26 From one ancestor he made all peoples to inhabit the whole earth, and he allotted the times of their existence and the boundaries of the places where they would live, 27 so that they would search for God and perhaps fumble about for him and find him—though indeed he is not far from each one of us. 28 For ‘In him we live and move and have our being.’ – Acts 17:26-28

In him we live and move and have our being. Everything I saw at that moment was tied to the same point in the sky, and that attachment to each creature, every person, bird, and insect showed that their very being was inextricably bound to God. We have come from God, and to God we shall return. Our very existence is a gift from God, and our continued day to day lives only move forward because God keeps the force of life in us – and God keeps the force of life in all other creatures too.

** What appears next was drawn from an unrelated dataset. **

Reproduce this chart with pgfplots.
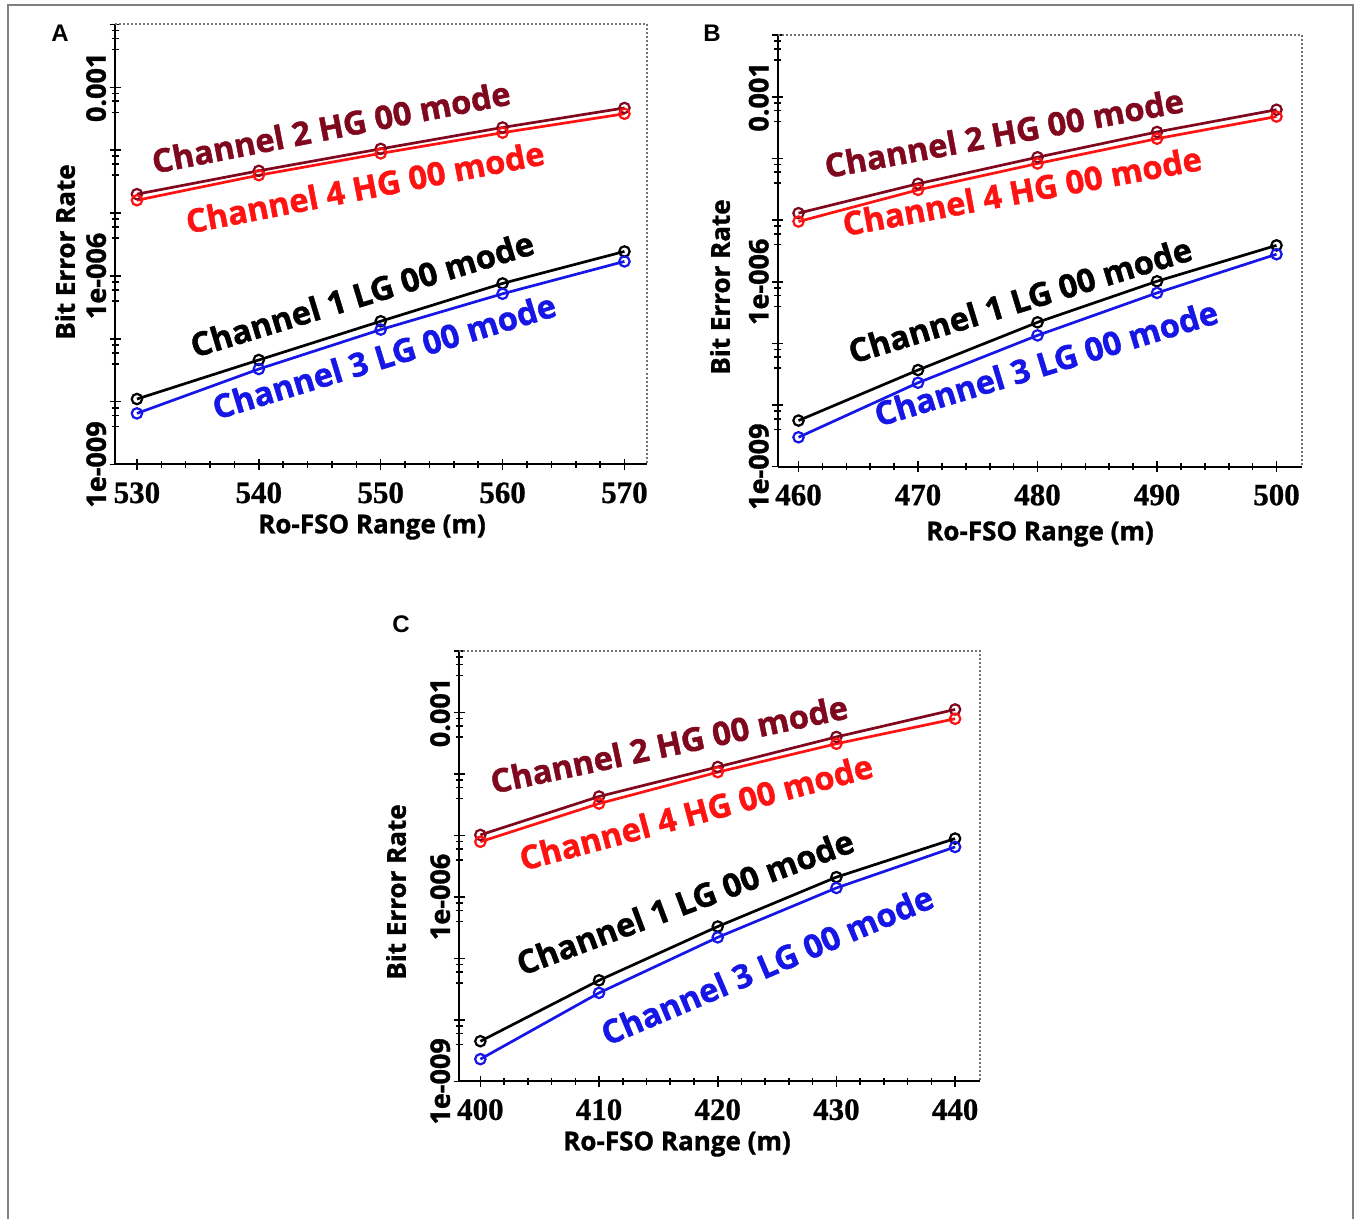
\documentclass[border=0pt]{standalone}
\usepackage{pgfplots}
\pgfplotsset{compat=1.18}
\usepackage{fontspec}
\newfontfamily\osb{Open Sans}[BoldFeatures={FakeBold=1.3}]
\newfontfamily\lsb{Liberation Serif}[BoldFeatures={FakeBold=0.8}]
\newfontfamily\lsa{Liberation Sans}
\definecolor{cdred}{RGB}{128,8,30}
\definecolor{cred}{RGB}{255,18,18}
\definecolor{cblue}{RGB}{22,22,230}
\definecolor{framegray}{RGB}{128,128,128}

\pgfplotsset{
 every axis/.append style={
   scale only axis, ymode=log, ymin=1e-9, ymax=1e-2, enlargelimits=false, clip=false,
   axis lines=left, axis line style={-, line width=1pt, black},
   ytick={1e-9,1e-8,1e-7,1e-6,1e-5,1e-4,1e-3,1e-2},
   yticklabels={1e-009,{},{},1e-006,{},{},0.001,{}},
   minor ytick={4e-9,6e-9,8e-9,4e-8,6e-8,8e-8,4e-7,6e-7,8e-7,4e-6,6e-6,8e-6,4e-5,6e-5,8e-5,4e-4,6e-4,8e-4,4e-3,6e-3,8e-3},
   minor x tick num=4,
   tick align=center,
   major tick length=5.5pt, minor tick length=3.5pt,
   tick style={black, line width=0.8pt},
   yticklabel style={font=\osb\bfseries\fontsize{13.5}{13.5}\selectfont, rotate=90, anchor=south, inner sep=0pt},
   yticklabel shift=1.5pt,
   xticklabel style={font=\lsb\bfseries\fontsize{15.5}{15.5}\selectfont, anchor=north, inner sep=0pt},
   xticklabel shift=6pt,
   /pgf/number format/assume math mode=true,
 },
 every axis plot/.append style={line width=1.35pt, mark=o, mark size=2.6pt, mark options={line width=1.1pt, solid}},
}
\newcommand{\ann}{\osb\bfseries\fontsize{16.3}{16.3}\selectfont}
\newcommand{\lab}{\osb\bfseries\fontsize{13}{13}\selectfont}
\newcommand{\border}{\draw[densely dotted, line width=1pt, black!55] (rel axis cs:0,1) -- (rel axis cs:1,1) -- (rel axis cs:1,0);}

\begin{document}
\begin{tikzpicture}[x=0.5pt,y=0.5pt]
\useasboundingbox (0,0) rectangle (1356,1219);
\fill[white] (0,0) rectangle (1356,1219);
\draw[framegray, line width=1pt] (8,-5) -- (8,1214) -- (1353,1214) -- (1353,-5);

% ---------------- Panel A ----------------
\begin{axis}[at={(57.5pt,377.25pt)}, anchor=south west, width=266pt, height=220pt,
  xmin=528.2, xmax=571.85, xtick={530,540,550,560,570}]
\addplot[cdred] coordinates {(530,2.0e-5) (540,4.7e-5) (550,1.05e-4) (560,2.3e-4) (570,4.7e-4)};
\addplot[cred] coordinates {(530,1.6e-5) (540,4.0e-5) (550,8.9e-5) (560,1.9e-4) (570,3.8e-4)};
\addplot[black] coordinates {(530,1.1e-8) (540,4.6e-8) (550,1.9e-7) (560,7.6e-7) (570,2.45e-6)};
\addplot[cblue] coordinates {(530,6.5e-9) (540,3.3e-8) (550,1.4e-7) (560,5.2e-7) (570,1.7e-6)};
\border
\end{axis}

% ---------------- Panel B ----------------
\begin{axis}[at={(388.8pt,376.15pt)}, anchor=south west, width=262pt, height=215.7pt,
  xmin=458.25, xmax=502.1, xtick={460,470,480,490,500}]
\addplot[cdred] coordinates {(460,1.3e-5) (470,3.9e-5) (480,1.05e-4) (490,2.7e-4) (500,6.2e-4)};
\addplot[cred] coordinates {(460,9.5e-6) (470,3.1e-5) (480,8.3e-5) (490,2.1e-4) (500,4.8e-4)};
\addplot[black] coordinates {(460,5.6e-9) (470,3.7e-8) (480,2.2e-7) (490,1.02e-6) (500,3.9e-6)};
\addplot[cblue] coordinates {(460,3.0e-9) (470,2.3e-8) (480,1.35e-7) (490,6.6e-7) (500,2.8e-6)};
\border
\end{axis}

% ---------------- Panel C ----------------
\begin{axis}[at={(229.5pt,68.8pt)}, anchor=south west, width=260.5pt, height=215.2pt,
  xmin=398.2, xmax=442.1, xtick={400,410,420,430,440}]
\addplot[cdred] coordinates {(400,1.02e-5) (410,4.3e-5) (420,1.3e-4) (430,4.0e-4) (440,1.12e-3)};
\addplot[cred] coordinates {(400,7.9e-6) (410,3.3e-5) (420,1.07e-4) (430,3.1e-4) (440,7.9e-4)};
\addplot[black] coordinates {(400,4.5e-9) (410,4.4e-8) (420,3.3e-7) (430,2.1e-6) (440,8.9e-6)};
\addplot[cblue] coordinates {(400,2.3e-9) (410,2.75e-8) (420,2.2e-7) (430,1.4e-6) (440,6.5e-6)};
\border
\end{axis}

% ---------------- annotations ----------------
\begin{scope}[every node/.style={inner sep=0pt}]
% A
\node[font=\ann, text=cdred, rotate=11] at (331,1092) {Channel 2 HG 00 mode};
\node[font=\ann, text=cred, rotate=11] at (365,1032) {Channel 4 HG 00 mode};
\node[font=\ann, text=black, rotate=17] at (362,925) {Channel 1 LG 00 mode};
\node[font=\ann, text=cblue, rotate=17] at (384,863) {Channel 3 LG 00 mode};
% B
\node[font=\ann, text=cdred, rotate=10.5] at (1004,1086) {Channel 2 HG 00 mode};
\node[font=\ann, text=cred, rotate=10.5] at (1022,1028) {Channel 4 HG 00 mode};
\node[font=\ann, text=black, rotate=17] at (1020,919) {Channel 1 LG 00 mode};
\node[font=\ann, text=cblue, rotate=17] at (1046,856) {Channel 3 LG 00 mode};
% C
\node[font=\ann, text=cdred, rotate=12] at (669,475) {Channel 2 HG 00 mode};
\node[font=\ann, text=cred, rotate=15] at (696,407) {Channel 4 HG 00 mode};
\node[font=\ann, text=black, rotate=20.5] at (685,317) {Channel 1 LG 00 mode};
\node[font=\ann, text=cblue, rotate=23] at (767,254) {Channel 3 LG 00 mode};

% axis labels
\node[font=\lab, rotate=90] at (65,967) {Bit Error Rate};
\node[font=\lab] at (372,692) {Ro-FSO Range (m)};
\node[font=\lab, rotate=90] at (720,932) {Bit Error Rate};
\node[font=\lab] at (1040,685) {Ro-FSO Range (m)};
\node[font=\lab, rotate=90] at (396,327) {Bit Error Rate};
\node[font=\lab] at (677,75) {Ro-FSO Range (m)};

% panel letters
\node[font=\lsa\bfseries\fontsize{12}{12}\selectfont] at (60,1186) {A};
\node[font=\lsa\bfseries\fontsize{12}{12}\selectfont] at (712,1186) {B};
\node[font=\lsa\bfseries\fontsize{12}{12}\selectfont] at (401,595) {C};
\end{scope}
\end{tikzpicture}
\end{document}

The second thing that came to me was the words of Jesus in the Sermon on the Mount: “Look at the birds of the air: they neither sow nor reap nor gather into barns, and yet your heavenly Father feeds them. Are you not of more value than they?1

Having an image of the beetles, the birds, all the insects and the people running, walking, and biking on this path connected to a point in the sky just reinforced this idea that God pays attention to everything and everyone. God is just as concerned about the kings and queens of this world as He is about the flies that lay their eggs in the dung heaps. God is just as concerned about the maggot that crawls out of the dung heap as He is concerned about the horse that swats the fly with its tail. Each of them, in my vision, would have a line from them to the sky, complete with distance, speed and direction. Are they not created by, and connected to God too? How then can I not see God in the dung heap? How can I not also see God in the putrid or the unpleasant? 

And, while I might be able to see the beauty of God in even the most disgusting dung heap that is still teeming with life, it becomes a whole lot harder to see the connectedness of God when I turn my mind to other people – other human beings. As is normally the case when I see the hand of God so clearly, I am confronted with my own inability to detach my own personal vendettas, my selfish ambitions and my judgments of others. I began to think of the fact that even people whom I might consider maggots festering in a dung heap are still connected to God, and in Him, find their being and the force of life. 

Look at the birds of the air … are you not of more value than they?

While this says, “Aren’t you more valuable than the birds of the air?” it also implies the opposite – that we are not more important than the birds; that all life is sacred to God, and that God cares for all things. God knows the number of the hair on your head, and God knows the hairs on the legs of a fly sitting on a pile of dung, laying eggs. And if all living things are loved by God, then how can I look at this person who has brought the dung heap to my metaphorical doorstep, living room, or my own life, and not see that God is asking me, “Are you of more value than they?”

In The Brothers Karamazov, Ivan, the educated brother, says “The more I love humanity in general the less I love man in particular.” Ivan is Dostoevsky’s characterization of secular humanism, a philosophy that seeks eagerly to proclaim love for the generalized humanity that it often finds disgusting when confronted with it on the personal level. Where Ivan pursued the ideal, his brother Alyosha pursued the downright impossible activity of trying to truly love his neighbors and the rest of humanity with childlike compassion. That compassion may have been pure in intention, but it was often misunderstood by those he was trying to help, because the world is messy and often corrupt, and people are often more likely to distrust a person than to trust.

In Him we live and move and have our being. And that includes the messy and the corrupt, and it includes those who I look at and judge, and who I cannot help but see as maggots in a dung heap. I can state the ideal that I strive for, but I often fail to live up to it when confronted with the reality of the particular.

Finding God in the dung heap doesn’t just mean I see the interconnectedness of all things, but that I see that God is above all, God is through all, and especially that God is in all

God is in me. God is in the flies in the dung heap. God is in those I love. And, more importantly, God is in those whom I can only pretend to love – or love in the most generic and general of ways.

God is in me. And God is in all.

I prefer to see and understand and remember this concept in sci-fi visions of beetles and birds connected to an eternal presence. Instead, I am confronted to remember it even when I am faced with the angry, the belligerent, or the downright evil and corrupt. I am confronted to find it in the people who bring the metaphorical dung heap to my feet. Because they too are connected to God.